E.T. the Exceptional Trajectories: Text-to-camera-trajectory generation with character awareness
Robin Courant, Nicolas Dufour, Xi Wang, Marc Christie, Vicky Kalogeiton
TL;DR
This work tackles cinematic camera-trajectory generation by introducing the Exceptional Trajectories (E.T.) dataset, a large-scale collection of real-movie camera and character trajectories with rich captions. It proposes Director, a diffusion-based model conditioned on character motion and textual descriptions, and CLaTr, a robust language-trajectory embedding for evaluation, jointly advancing controllable, text-driven cinematography. The results show State-of-the-Art performance on both trajectory quality and caption coherence, with ablations highlighting the benefits of cross-attention conditioning. By enabling text-conditioned, character-aware camera generation on real cinematic data, the study democratizes cinematography and provides a foundation for future caption expressiveness and precise on-screen character targeting. The combination of E.T., Director, and CLaTr offers a comprehensive pipeline for training, generating, and evaluating cinematic camera trajectories in a scalable, multi-modal setting.
Abstract
Stories and emotions in movies emerge through the effect of well-thought-out directing decisions, in particular camera placement and movement over time. Crafting compelling camera trajectories remains a complex iterative process, even for skilful artists.

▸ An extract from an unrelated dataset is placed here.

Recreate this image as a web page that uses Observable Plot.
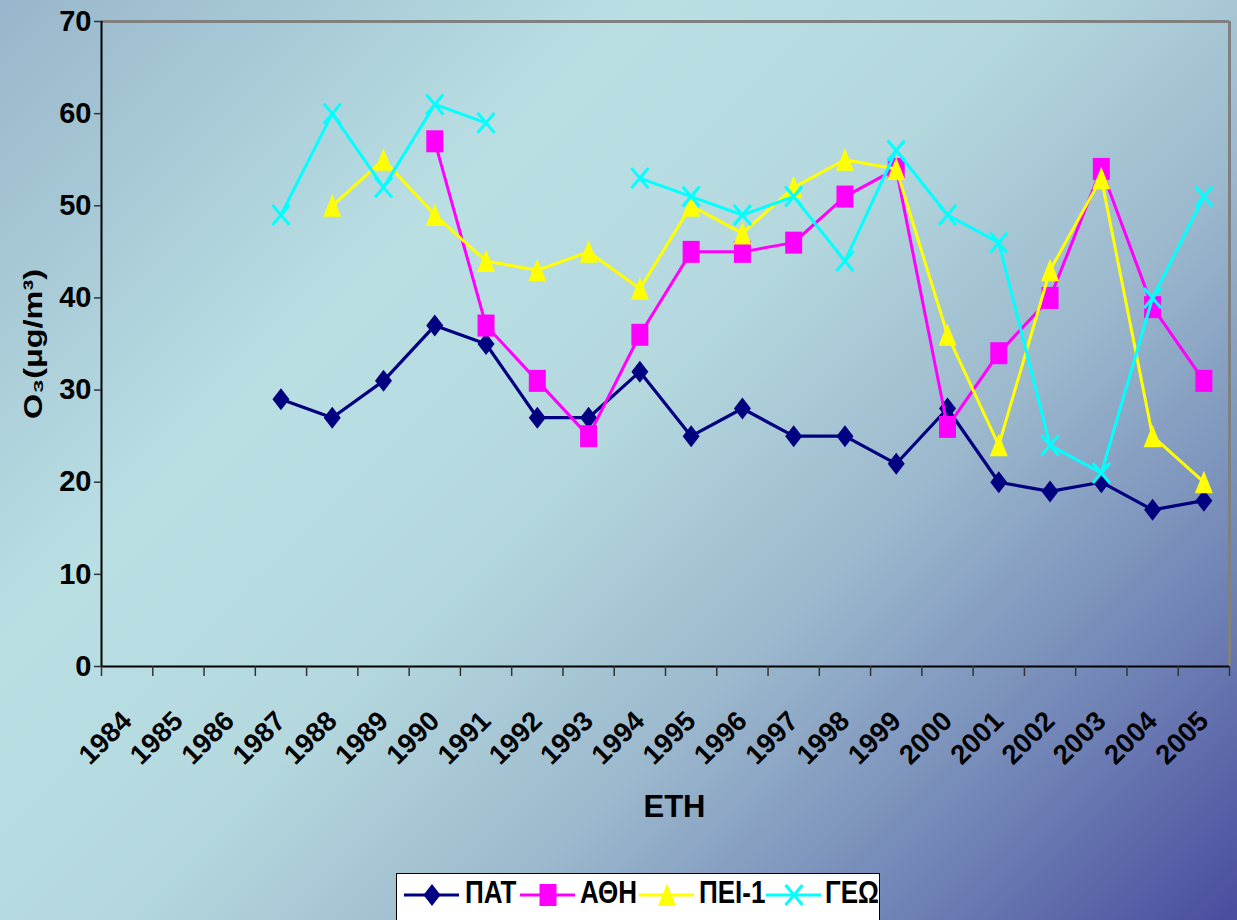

To tackle this, in this paper, we propose a dataset called the Exceptional Trajectories (E.T.) with camera trajectories along with character information and textual captions encompassing descriptions of both camera and character. To our knowledge, this is the first dataset of its kind. To show the potential applications of the E.T. dataset, we propose a diffusion-based approach, named DIRECTOR, which generates complex camera trajectories from textual captions that describe the relation and synchronisation between the camera and characters. To ensure robust and accurate evaluations, we train on the E.T. dataset CLaTr, a Contrastive Language-Trajectory embedding for evaluation metrics. We posit that our proposed dataset and method significantly advance the democratization of cinematography, making it more accessible to common users.